YOUR OBJECTIVE ▸ The required output is the exact run of lines from the line containing "Generate a Python" to the line containing "0.81, 0.84, 0.79, 0.79, 0.79, 0.68, 0.565, 0.46, 0.35, 0.275]", inclusive, and nothing besides.

ENTRIES PROVIDED ▸
========================================

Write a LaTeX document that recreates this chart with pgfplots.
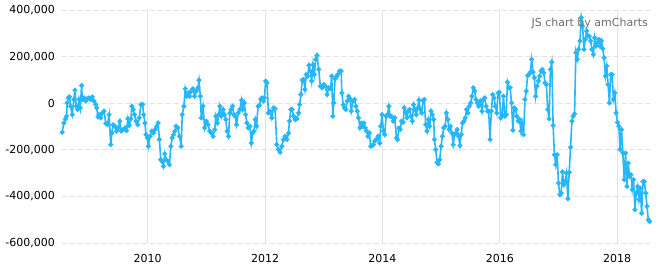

========================================

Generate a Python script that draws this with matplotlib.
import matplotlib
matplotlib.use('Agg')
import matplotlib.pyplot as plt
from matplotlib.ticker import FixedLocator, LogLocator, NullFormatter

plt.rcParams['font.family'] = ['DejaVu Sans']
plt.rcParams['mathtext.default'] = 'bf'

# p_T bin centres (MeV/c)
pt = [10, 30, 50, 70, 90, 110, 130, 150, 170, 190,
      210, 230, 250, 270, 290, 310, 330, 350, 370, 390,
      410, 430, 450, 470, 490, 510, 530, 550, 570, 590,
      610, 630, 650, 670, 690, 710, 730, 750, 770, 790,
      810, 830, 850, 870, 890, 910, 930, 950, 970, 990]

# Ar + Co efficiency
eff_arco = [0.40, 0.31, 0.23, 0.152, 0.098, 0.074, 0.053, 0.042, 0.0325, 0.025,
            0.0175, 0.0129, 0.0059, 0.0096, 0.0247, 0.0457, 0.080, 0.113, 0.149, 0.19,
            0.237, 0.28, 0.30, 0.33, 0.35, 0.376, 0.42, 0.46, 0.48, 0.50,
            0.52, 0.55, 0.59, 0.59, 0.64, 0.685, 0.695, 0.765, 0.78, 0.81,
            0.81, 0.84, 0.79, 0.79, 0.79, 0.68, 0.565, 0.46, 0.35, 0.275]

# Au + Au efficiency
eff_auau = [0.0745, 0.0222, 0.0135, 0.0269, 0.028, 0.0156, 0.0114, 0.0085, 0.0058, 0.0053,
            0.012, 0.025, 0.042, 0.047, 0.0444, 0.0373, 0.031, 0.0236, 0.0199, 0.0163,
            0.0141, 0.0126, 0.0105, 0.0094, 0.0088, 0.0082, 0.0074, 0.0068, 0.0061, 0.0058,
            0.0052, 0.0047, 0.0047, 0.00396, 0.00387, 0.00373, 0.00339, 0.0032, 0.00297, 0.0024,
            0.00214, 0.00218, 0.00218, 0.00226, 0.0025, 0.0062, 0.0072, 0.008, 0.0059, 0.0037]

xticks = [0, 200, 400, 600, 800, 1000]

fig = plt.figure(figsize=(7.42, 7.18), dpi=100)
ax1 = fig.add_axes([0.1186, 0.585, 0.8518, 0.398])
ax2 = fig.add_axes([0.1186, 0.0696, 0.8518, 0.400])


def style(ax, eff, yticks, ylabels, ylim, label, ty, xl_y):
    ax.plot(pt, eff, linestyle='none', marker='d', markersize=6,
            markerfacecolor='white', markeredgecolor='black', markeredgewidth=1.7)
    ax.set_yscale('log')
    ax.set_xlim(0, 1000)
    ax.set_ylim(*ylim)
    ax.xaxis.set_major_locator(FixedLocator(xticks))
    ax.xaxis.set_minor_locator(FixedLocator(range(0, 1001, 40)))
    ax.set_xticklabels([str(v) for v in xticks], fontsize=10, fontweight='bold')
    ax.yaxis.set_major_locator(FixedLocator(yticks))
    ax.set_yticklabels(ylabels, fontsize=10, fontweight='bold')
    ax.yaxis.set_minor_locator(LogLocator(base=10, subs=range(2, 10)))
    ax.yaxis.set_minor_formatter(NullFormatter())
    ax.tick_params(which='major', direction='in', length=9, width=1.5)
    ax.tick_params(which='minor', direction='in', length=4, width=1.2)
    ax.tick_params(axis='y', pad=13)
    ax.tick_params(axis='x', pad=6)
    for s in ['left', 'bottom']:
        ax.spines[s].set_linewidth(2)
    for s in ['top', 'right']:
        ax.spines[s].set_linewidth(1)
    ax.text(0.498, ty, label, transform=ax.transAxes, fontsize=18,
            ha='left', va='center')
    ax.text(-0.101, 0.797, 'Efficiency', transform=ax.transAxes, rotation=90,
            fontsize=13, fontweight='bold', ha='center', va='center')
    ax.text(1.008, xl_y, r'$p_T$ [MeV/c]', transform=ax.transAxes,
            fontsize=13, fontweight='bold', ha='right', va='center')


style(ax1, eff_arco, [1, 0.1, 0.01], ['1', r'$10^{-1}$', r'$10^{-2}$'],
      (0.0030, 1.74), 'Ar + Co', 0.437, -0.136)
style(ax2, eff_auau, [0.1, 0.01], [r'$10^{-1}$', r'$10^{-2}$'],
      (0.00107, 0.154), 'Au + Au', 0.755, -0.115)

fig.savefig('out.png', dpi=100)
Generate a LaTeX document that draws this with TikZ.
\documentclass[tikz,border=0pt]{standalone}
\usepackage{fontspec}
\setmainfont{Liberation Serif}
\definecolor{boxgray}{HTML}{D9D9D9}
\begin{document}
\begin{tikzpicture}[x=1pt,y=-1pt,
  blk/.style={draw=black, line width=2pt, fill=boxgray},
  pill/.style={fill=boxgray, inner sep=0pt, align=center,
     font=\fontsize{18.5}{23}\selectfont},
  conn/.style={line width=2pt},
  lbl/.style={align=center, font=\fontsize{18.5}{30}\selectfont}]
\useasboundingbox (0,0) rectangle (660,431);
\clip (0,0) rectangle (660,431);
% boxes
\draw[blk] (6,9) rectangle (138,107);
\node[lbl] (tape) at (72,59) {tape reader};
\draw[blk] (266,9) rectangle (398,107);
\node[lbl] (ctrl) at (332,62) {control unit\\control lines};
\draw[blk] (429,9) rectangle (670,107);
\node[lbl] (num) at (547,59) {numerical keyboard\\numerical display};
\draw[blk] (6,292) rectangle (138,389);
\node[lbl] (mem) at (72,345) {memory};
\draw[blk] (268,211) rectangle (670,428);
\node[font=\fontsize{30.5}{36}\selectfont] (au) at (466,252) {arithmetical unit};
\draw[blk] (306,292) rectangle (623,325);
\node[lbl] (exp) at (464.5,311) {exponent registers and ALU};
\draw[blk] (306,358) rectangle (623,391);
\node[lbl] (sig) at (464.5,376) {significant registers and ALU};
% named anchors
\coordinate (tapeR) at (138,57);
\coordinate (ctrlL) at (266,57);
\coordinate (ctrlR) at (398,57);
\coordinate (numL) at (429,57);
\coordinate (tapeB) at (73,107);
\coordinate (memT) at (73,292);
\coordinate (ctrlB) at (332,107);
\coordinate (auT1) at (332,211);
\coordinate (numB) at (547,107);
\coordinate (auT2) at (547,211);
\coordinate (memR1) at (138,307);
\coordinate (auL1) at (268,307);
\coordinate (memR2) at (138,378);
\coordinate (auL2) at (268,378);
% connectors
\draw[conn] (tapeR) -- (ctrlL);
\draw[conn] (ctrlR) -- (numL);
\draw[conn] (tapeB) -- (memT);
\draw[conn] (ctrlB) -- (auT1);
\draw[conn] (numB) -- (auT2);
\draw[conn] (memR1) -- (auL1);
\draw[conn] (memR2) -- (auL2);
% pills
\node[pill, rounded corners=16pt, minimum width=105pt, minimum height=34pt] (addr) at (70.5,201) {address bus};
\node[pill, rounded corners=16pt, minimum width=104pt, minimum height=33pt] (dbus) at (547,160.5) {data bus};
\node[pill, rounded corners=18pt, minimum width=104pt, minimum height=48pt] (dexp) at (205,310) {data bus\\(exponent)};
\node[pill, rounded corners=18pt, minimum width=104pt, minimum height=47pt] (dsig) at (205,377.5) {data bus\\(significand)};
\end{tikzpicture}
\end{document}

========================================

FULL RESPONSE ▸
Generate a Python script that draws this with matplotlib.
import matplotlib
matplotlib.use('Agg')
import matplotlib.pyplot as plt
from matplotlib.ticker import FixedLocator, LogLocator, NullFormatter

plt.rcParams['font.family'] = ['DejaVu Sans']
plt.rcParams['mathtext.default'] = 'bf'

# p_T bin centres (MeV/c)
pt = [10, 30, 50, 70, 90, 110, 130, 150, 170, 190,
      210, 230, 250, 270, 290, 310, 330, 350, 370, 390,
      410, 430, 450, 470, 490, 510, 530, 550, 570, 590,
      610, 630, 650, 670, 690, 710, 730, 750, 770, 790,
      810, 830, 850, 870, 890, 910, 930, 950, 970, 990]

# Ar + Co efficiency
eff_arco = [0.40, 0.31, 0.23, 0.152, 0.098, 0.074, 0.053, 0.042, 0.0325, 0.025,
            0.0175, 0.0129, 0.0059, 0.0096, 0.0247, 0.0457, 0.080, 0.113, 0.149, 0.19,
            0.237, 0.28, 0.30, 0.33, 0.35, 0.376, 0.42, 0.46, 0.48, 0.50,
            0.52, 0.55, 0.59, 0.59, 0.64, 0.685, 0.695, 0.765, 0.78, 0.81,
            0.81, 0.84, 0.79, 0.79, 0.79, 0.68, 0.565, 0.46, 0.35, 0.275]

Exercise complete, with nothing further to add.